▶ STATED GOAL
Transcribe the listing that follows in full, omitting pictures.

>> begin DATA FOR PROCESSING

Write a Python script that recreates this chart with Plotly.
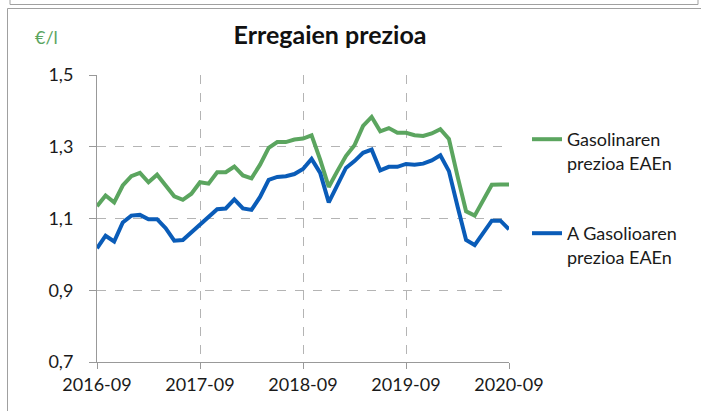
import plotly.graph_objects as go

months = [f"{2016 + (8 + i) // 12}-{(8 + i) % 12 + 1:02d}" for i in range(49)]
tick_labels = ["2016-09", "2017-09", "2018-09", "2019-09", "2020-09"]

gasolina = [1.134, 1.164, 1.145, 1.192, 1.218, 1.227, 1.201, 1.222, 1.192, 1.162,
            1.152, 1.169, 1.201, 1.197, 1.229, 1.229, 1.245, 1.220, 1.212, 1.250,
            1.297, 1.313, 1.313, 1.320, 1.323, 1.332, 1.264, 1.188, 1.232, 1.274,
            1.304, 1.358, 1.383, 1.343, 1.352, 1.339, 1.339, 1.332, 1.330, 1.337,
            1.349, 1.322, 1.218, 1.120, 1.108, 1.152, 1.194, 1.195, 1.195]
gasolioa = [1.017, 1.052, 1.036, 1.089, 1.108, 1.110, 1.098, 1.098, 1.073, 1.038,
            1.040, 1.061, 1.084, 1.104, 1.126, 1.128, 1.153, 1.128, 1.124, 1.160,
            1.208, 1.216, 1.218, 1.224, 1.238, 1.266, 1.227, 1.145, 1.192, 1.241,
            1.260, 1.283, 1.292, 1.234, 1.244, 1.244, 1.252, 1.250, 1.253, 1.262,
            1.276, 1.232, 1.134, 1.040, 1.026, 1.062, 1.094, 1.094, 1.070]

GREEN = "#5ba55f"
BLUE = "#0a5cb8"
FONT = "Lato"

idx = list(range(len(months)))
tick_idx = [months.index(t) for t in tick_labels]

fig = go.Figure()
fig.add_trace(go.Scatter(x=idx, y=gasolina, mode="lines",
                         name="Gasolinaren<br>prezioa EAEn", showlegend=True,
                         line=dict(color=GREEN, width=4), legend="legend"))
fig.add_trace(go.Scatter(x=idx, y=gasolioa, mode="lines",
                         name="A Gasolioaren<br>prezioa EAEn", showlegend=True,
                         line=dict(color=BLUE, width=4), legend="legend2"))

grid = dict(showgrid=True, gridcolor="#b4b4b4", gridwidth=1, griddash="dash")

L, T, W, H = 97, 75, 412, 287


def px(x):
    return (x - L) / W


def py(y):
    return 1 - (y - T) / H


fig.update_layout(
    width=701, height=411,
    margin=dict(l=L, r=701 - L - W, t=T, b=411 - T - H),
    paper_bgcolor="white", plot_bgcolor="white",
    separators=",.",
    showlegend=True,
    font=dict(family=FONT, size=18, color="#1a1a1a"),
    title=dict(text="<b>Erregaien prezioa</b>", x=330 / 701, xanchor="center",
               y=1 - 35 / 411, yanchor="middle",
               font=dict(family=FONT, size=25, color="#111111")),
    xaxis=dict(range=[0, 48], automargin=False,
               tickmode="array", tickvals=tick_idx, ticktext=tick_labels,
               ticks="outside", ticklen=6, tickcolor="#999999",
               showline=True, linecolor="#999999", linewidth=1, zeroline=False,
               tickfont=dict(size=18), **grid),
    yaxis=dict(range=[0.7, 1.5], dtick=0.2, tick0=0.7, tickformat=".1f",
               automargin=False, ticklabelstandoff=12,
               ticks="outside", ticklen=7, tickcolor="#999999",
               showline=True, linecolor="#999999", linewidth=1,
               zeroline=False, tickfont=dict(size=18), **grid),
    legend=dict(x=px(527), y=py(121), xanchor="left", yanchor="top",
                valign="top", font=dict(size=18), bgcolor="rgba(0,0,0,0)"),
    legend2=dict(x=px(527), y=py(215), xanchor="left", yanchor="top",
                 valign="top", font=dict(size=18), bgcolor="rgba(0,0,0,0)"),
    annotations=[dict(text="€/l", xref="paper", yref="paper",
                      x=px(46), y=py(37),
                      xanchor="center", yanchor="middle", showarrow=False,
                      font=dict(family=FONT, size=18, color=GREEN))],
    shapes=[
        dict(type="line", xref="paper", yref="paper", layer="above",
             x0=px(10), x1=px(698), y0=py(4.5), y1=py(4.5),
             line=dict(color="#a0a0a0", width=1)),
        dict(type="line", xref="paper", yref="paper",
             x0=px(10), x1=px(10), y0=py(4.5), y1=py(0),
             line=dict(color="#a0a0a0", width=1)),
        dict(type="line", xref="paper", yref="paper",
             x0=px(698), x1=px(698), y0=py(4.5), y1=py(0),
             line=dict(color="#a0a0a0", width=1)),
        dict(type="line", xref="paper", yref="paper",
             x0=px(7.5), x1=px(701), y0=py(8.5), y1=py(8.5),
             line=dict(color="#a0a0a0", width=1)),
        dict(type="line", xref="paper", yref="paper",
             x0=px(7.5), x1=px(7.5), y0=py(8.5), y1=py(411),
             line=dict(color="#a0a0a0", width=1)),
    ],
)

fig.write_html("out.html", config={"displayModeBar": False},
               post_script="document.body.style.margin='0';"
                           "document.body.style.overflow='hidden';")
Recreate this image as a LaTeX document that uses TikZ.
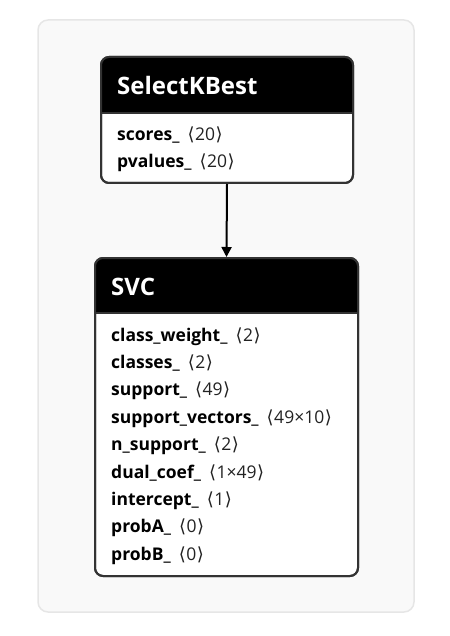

>> end DATA FOR PROCESSING

▶ ANSWER TO THE EXERCISE
Write a Python script that recreates this chart with Plotly.
import plotly.graph_objects as go

months = [f"{2016 + (8 + i) // 12}-{(8 + i) % 12 + 1:02d}" for i in range(49)]
tick_labels = ["2016-09", "2017-09", "2018-09", "2019-09", "2020-09"]

gasolina = [1.134, 1.164, 1.145, 1.192, 1.218, 1.227, 1.201, 1.222, 1.192, 1.162,
            1.152, 1.169, 1.201, 1.197, 1.229, 1.229, 1.245, 1.220, 1.212, 1.250,
            1.297, 1.313, 1.313, 1.320, 1.323, 1.332, 1.264, 1.188, 1.232, 1.274,
            1.304, 1.358, 1.383, 1.343, 1.352, 1.339, 1.339, 1.332, 1.330, 1.337,
            1.349, 1.322, 1.218, 1.120, 1.108, 1.152, 1.194, 1.195, 1.195]
gasolioa = [1.017, 1.052, 1.036, 1.089, 1.108, 1.110, 1.098, 1.098, 1.073, 1.038,
            1.040, 1.061, 1.084, 1.104, 1.126, 1.128, 1.153, 1.128, 1.124, 1.160,
            1.208, 1.216, 1.218, 1.224, 1.238, 1.266, 1.227, 1.145, 1.192, 1.241,
            1.260, 1.283, 1.292, 1.234, 1.244, 1.244, 1.252, 1.250, 1.253, 1.262,
            1.276, 1.232, 1.134, 1.040, 1.026, 1.062, 1.094, 1.094, 1.070]

GREEN = "#5ba55f"
BLUE = "#0a5cb8"
FONT = "Lato"

idx = list(range(len(months)))
tick_idx = [months.index(t) for t in tick_labels]

fig = go.Figure()
fig.add_trace(go.Scatter(x=idx, y=gasolina, mode="lines",
                         name="Gasolinaren<br>prezioa EAEn", showlegend=True,
                         line=dict(color=GREEN, width=4), legend="legend"))
fig.add_trace(go.Scatter(x=idx, y=gasolioa, mode="lines",
                         name="A Gasolioaren<br>prezioa EAEn", showlegend=True,
                         line=dict(color=BLUE, width=4), legend="legend2"))

grid = dict(showgrid=True, gridcolor="#b4b4b4", gridwidth=1, griddash="dash")

L, T, W, H = 97, 75, 412, 287


def px(x):
    return (x - L) / W


def py(y):
    return 1 - (y - T) / H


fig.update_layout(
    width=701, height=411,
    margin=dict(l=L, r=701 - L - W, t=T, b=411 - T - H),
    paper_bgcolor="white", plot_bgcolor="white",
    separators=",.",
    showlegend=True,
    font=dict(family=FONT, size=18, color="#1a1a1a"),
    title=dict(text="<b>Erregaien prezioa</b>", x=330 / 701, xanchor="center",
               y=1 - 35 / 411, yanchor="middle",
               font=dict(family=FONT, size=25, color="#111111")),
    xaxis=dict(range=[0, 48], automargin=False,
               tickmode="array", tickvals=tick_idx, ticktext=tick_labels,
               ticks="outside", ticklen=6, tickcolor="#999999",
               showline=True, linecolor="#999999", linewidth=1, zeroline=False,
               tickfont=dict(size=18), **grid),
    yaxis=dict(range=[0.7, 1.5], dtick=0.2, tick0=0.7, tickformat=".1f",
               automargin=False, ticklabelstandoff=12,
               ticks="outside", ticklen=7, tickcolor="#999999",
               showline=True, linecolor="#999999", linewidth=1,
               zeroline=False, tickfont=dict(size=18), **grid),
    legend=dict(x=px(527), y=py(121), xanchor="left", yanchor="top",
                valign="top", font=dict(size=18), bgcolor="rgba(0,0,0,0)"),
    legend2=dict(x=px(527), y=py(215), xanchor="left", yanchor="top",
                 valign="top", font=dict(size=18), bgcolor="rgba(0,0,0,0)"),
    annotations=[dict(text="€/l", xref="paper", yref="paper",
                      x=px(46), y=py(37),
                      xanchor="center", yanchor="middle", showarrow=False,
                      font=dict(family=FONT, size=18, color=GREEN))],
    shapes=[
        dict(type="line", xref="paper", yref="paper", layer="above",
             x0=px(10), x1=px(698), y0=py(4.5), y1=py(4.5),
             line=dict(color="#a0a0a0", width=1)),
        dict(type="line", xref="paper", yref="paper",
             x0=px(10), x1=px(10), y0=py(4.5), y1=py(0),
             line=dict(color="#a0a0a0", width=1)),
        dict(type="line", xref="paper", yref="paper",
             x0=px(698), x1=px(698), y0=py(4.5), y1=py(0),
             line=dict(color="#a0a0a0", width=1)),
        dict(type="line", xref="paper", yref="paper",
             x0=px(7.5), x1=px(701), y0=py(8.5), y1=py(8.5),
             line=dict(color="#a0a0a0", width=1)),
        dict(type="line", xref="paper", yref="paper",
             x0=px(7.5), x1=px(7.5), y0=py(8.5), y1=py(411),
             line=dict(color="#a0a0a0", width=1)),
    ],
)

fig.write_html("out.html", config={"displayModeBar": False},
               post_script="document.body.style.margin='0';"
                           "document.body.style.overflow='hidden';")
Recreate this image as a LaTeX document that uses TikZ.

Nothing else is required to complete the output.